Evidentemente este republicanismo provincial era el que otorgaba un valor nacional y político a aquellas juntas provinciales que se pensaban en estos términos y, en este sentido, podía alimentar la oposición a la orientación «ministerial» y cada vez más «soberanista» que caracterizaba a la Junta Central. Es importante señalar el sentido político de esta legitimación de las provinciales, porque esto era lo que podía hacer de estas juntas instituciones revolucionarias y eso era lo que discursos como el del marqués de la Romana rechazaban explícitamente.
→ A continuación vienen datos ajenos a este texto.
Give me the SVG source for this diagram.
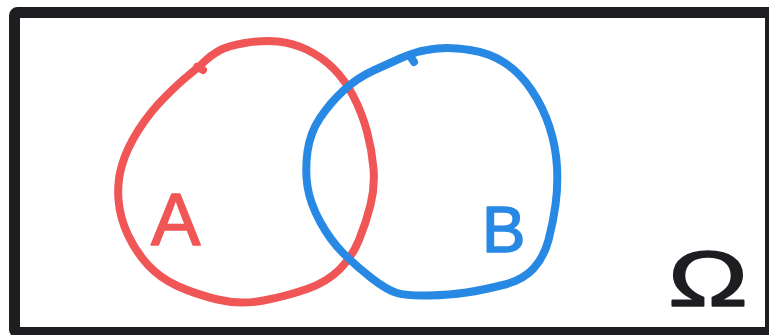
<svg xmlns="http://www.w3.org/2000/svg" width="769" height="335" viewBox="0 0 769 335">
  <style>
    .frame { fill: #ffffff; stroke: #1e1e22; stroke-width: 11; }
    .set { fill: none; stroke-width: 8; stroke-linecap: round; stroke-linejoin: round; }
    .red { stroke: #f05656; }
    .blue { stroke: #2889e5; }
    .lbl { font-family: "Liberation Sans", Arial, sans-serif; stroke-width: 1.6; stroke-linejoin: round; }
  </style>
  <rect width="769" height="335" fill="#ffffff"/>
  <g id="universe">
    <rect class="frame" x="14.5" y="12.5" width="756" height="320" rx="3"/>
    <text class="lbl" x="668" y="306" font-size="78" fill="#1e1e22" stroke="#1e1e22" textLength="80" lengthAdjust="spacingAndGlyphs">Ω</text>
  </g>
  <g id="setA">
    <path class="set red" d="M245,43 Q227,46 218.5,51 Q210,56 205,61 Q200,66 190,74 Q180,82 165,97 Q150,112 138.5,130 Q127,148 122,165 Q117,182 118.5,200 Q120,218 128,235 Q136,252 148,265 Q160,278 177.5,286 Q195,294 217.5,299.5 Q240,305 263.5,300.5 Q287,296 307,289 Q327,282 339.5,269.5 Q352,257 359,240 Q366,223 370.5,205 Q375,187 373.5,168.5 Q372,150 367,131.5 Q362,113 353.5,96.5 Q345,80 333.5,68.5 Q322,57 307.5,50 Q293,43 278,41.5 Q263,40 245,43 Z"/>
    <path class="set red" d="M197,67 L203,70"/>
    <text class="lbl" x="151" y="245" font-size="74" fill="#f05656" stroke="#f05656">A</text>
  </g>
  <g id="setB">
    <path class="set blue" d="M470,50 Q490,53 505,63 Q520,73 531.5,90 Q543,107 549.5,127 Q556,147 557,167 Q558,187 555.5,205 Q553,223 548.5,240 Q544,257 533.5,268.5 Q523,280 503,285 Q483,290 466.5,292.5 Q450,295 428.5,295.5 Q407,296 397,293 Q387,290 372,278.5 Q357,267 343.5,253.5 Q330,240 320,221.5 Q310,203 307.5,186.5 Q305,170 307.5,151.5 Q310,133 320,118 Q330,103 343.5,90.5 Q357,78 373.5,70.5 Q390,63 400,58.5 Q410,54 417.5,52 Q425,50 437.5,48.5 Q450,47 470,50 Z"/>
    <path class="set blue" d="M410,56 L414,62"/>
    <text class="lbl" x="482" y="252" font-size="65" fill="#2889e5" stroke="#2889e5">B</text>
  </g>
  <g id="connectors"/>
</svg>
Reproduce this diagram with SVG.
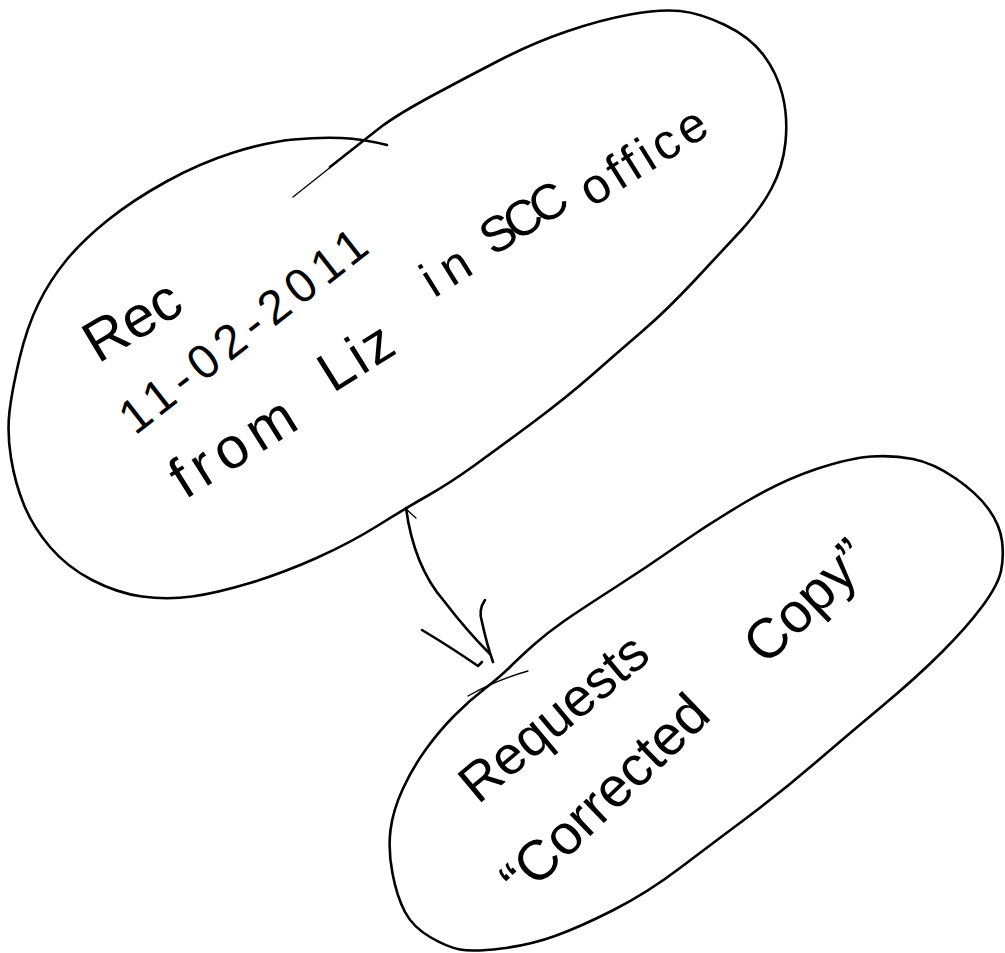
<svg xmlns="http://www.w3.org/2000/svg" width="1005" height="953" viewBox="0 0 1005 953">
<style>
.ink{fill:none;stroke:#000;stroke-width:2.6;stroke-linecap:round;stroke-linejoin:round}
.thin{fill:none;stroke:#000;stroke-width:1.3;stroke-linecap:round}
.hand{font-family:"Liberation Sans","Open Sans",sans-serif;fill:#000}
</style>
<rect width="1005" height="953" fill="#fff"/>
<g id="node-received">
<path class="ink" d="M387 145 Q363 139 341.5 138 Q320 137 293.5 139.5 Q267 142 233.5 152.5 Q200 163 166.5 181.5 Q133 200 108 220 Q83 240 66.5 260 Q50 280 38.5 303.5 Q27 327 19.5 358.5 Q12 390 9.5 411.5 Q7 433 11 458 Q15 483 24 505 Q33 527 50 547 Q67 567 92 580 Q117 593 142 596.5 Q167 600 192 596.5 Q217 593 250 583 Q283 573 316.5 558 Q350 543 378 525.5 Q406 508 428 495.5 Q450 483 475 465 Q500 447 533.5 422 Q567 397 592 375 Q617 353 642 331.5 Q667 310 695 280 Q723 250 741.5 230 Q760 210 771.5 188.5 Q783 167 785.5 142 Q788 117 782.5 95 Q777 73 763.5 55 Q750 37 725 25 Q700 13 680 11 Q660 9 630 14.5 Q600 20 566.5 31.5 Q533 43 500 60 Q467 77 433.5 95 Q400 113 381.5 126.5 L330 167"/>
<path class="thin" d="M332 166 L293 197"/>
<text class="hand" font-size="58" transform="translate(98,364) rotate(-31)">Rec</text>
<text class="hand" font-size="48" transform="translate(135,436) rotate(-38)" textLength="300" lengthAdjust="spacing">11-02-2011</text>
<text class="hand" font-size="50" transform="translate(185,500) rotate(-32)"><tspan x="0" y="0" font-size="58" letter-spacing="7">from</tspan><tspan x="182" y="-12" font-size="56" letter-spacing="3">Liz</tspan><tspan x="318" y="-39" letter-spacing="10">in</tspan><tspan x="390" y="-43" letter-spacing="-6">SCC</tspan><tspan x="500" y="-32" letter-spacing="4.5">office</tspan></text>
</g>
<g id="node-request">
<path class="ink" d="M485 688.5 Q500 677 510 667 Q520 657 533.5 645 Q547 633 563.5 621.5 Q580 610 613.5 588.5 Q647 567 678.5 545 Q710 523 746.5 501.5 Q783 480 816.5 469 Q850 458 871.5 456.5 Q893 455 913 459 Q933 463 955 478 Q977 493 988.5 509 Q1000 525 1002 541 Q1004 557 1001 571 Q998 585 982.5 606 Q967 627 942 652 Q917 677 883.5 705 Q850 733 815 763 Q780 793 746.5 818 Q713 843 680 868 Q647 893 613.5 910 Q580 927 555 936 Q530 945 501.5 948.5 Q473 952 460 949.5 Q447 947 430 937 Q413 927 405 912 Q397 897 392.5 873.5 Q388 850 390.5 830 Q393 810 403 788.5 Q413 767 426.5 748.5 Q440 730 455 715 Q470 700 485 688.5 Z"/>
<path class="thin" d="M468 696 Q496 680 528 671"/>
<text class="hand" font-size="54" transform="translate(478,805) rotate(-40)">Requests</text>
<text class="hand" font-size="56" transform="translate(550,875) rotate(-44)"><tspan x="-38" y="0">“Corrected</tspan><tspan x="300" y="0">Copy”</tspan></text>
</g>
<g id="connectors">
<path class="ink" d="M406 508 C411 545 424 578 444 601 C460 622 476 640 490 654"/>
<path class="ink" d="M422 630 Q452 648 478 666 L482 662"/>
<path class="ink" d="M485 600 Q478 610 482 622 Q487 645 493 662"/>
<path class="thin" d="M406 509 L416 518"/>
</g>
</svg>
Desde nuestro punto de vista, el documento que acabamos de comentar marca con nitidez la posición de la Junta de Valencia ante la Central y ante el proyecto de convocatoria de cortes durante el verano y el otoño de 1809. Ahora bien, para captar el grado al que llegó el enfrentamiento durante aquellos meses entre la Central y la valenciana no basta el análisis de las doctrinas y es necesario prestar atención a como actuaron los diversos actores implicados.